We aim to consider non-metropolitan areas as places whose own in-betweenness renders corporeal those elements obscured by the speed, transformation and connectivity of the metropolis. Indeed, while a growing majority of the world’s population is centred in urban localities, it is within the imagined ‘passive’ nature of rural that resources for industrialisation and globalisation are harvested.
This session concerns itself with transgressing the phantasy of a ‘passive’ and ‘ahistorical’ rural. Events unfolding over the last decade have started to reveal the invisibility and absence of ‘the rural’ from cultural and critical analyses – in the 2016 Brexit vote and US election and the subsequent discussions regarding “left behind places”, for example. These places do not exist outside of history – they have their own political prehistories, environmental apparitions and economic judders. We are interested by how the rural manifests alternative embodiments of the strange materiality of landscape, place and belonging.

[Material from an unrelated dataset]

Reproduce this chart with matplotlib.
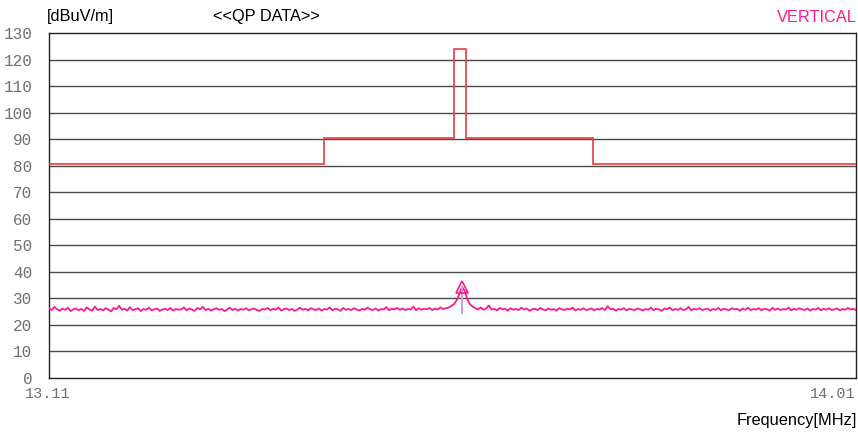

This panel welcomes abstracts about the role played by geographical imaginaries in determining which aspects of contemporary rural life do and do not become visible, nationally and globally. In these uncertain times, the specific forms of resistance that are manifest in the rural are to be ignored or undervalued at our peril.
Please do join us to consider the ways that the rural offers opportunities to subvert traditional understandings of time in place, as well as the dialogues and divisive boundaries that complicate issues of the rural-urban and the human-non-human.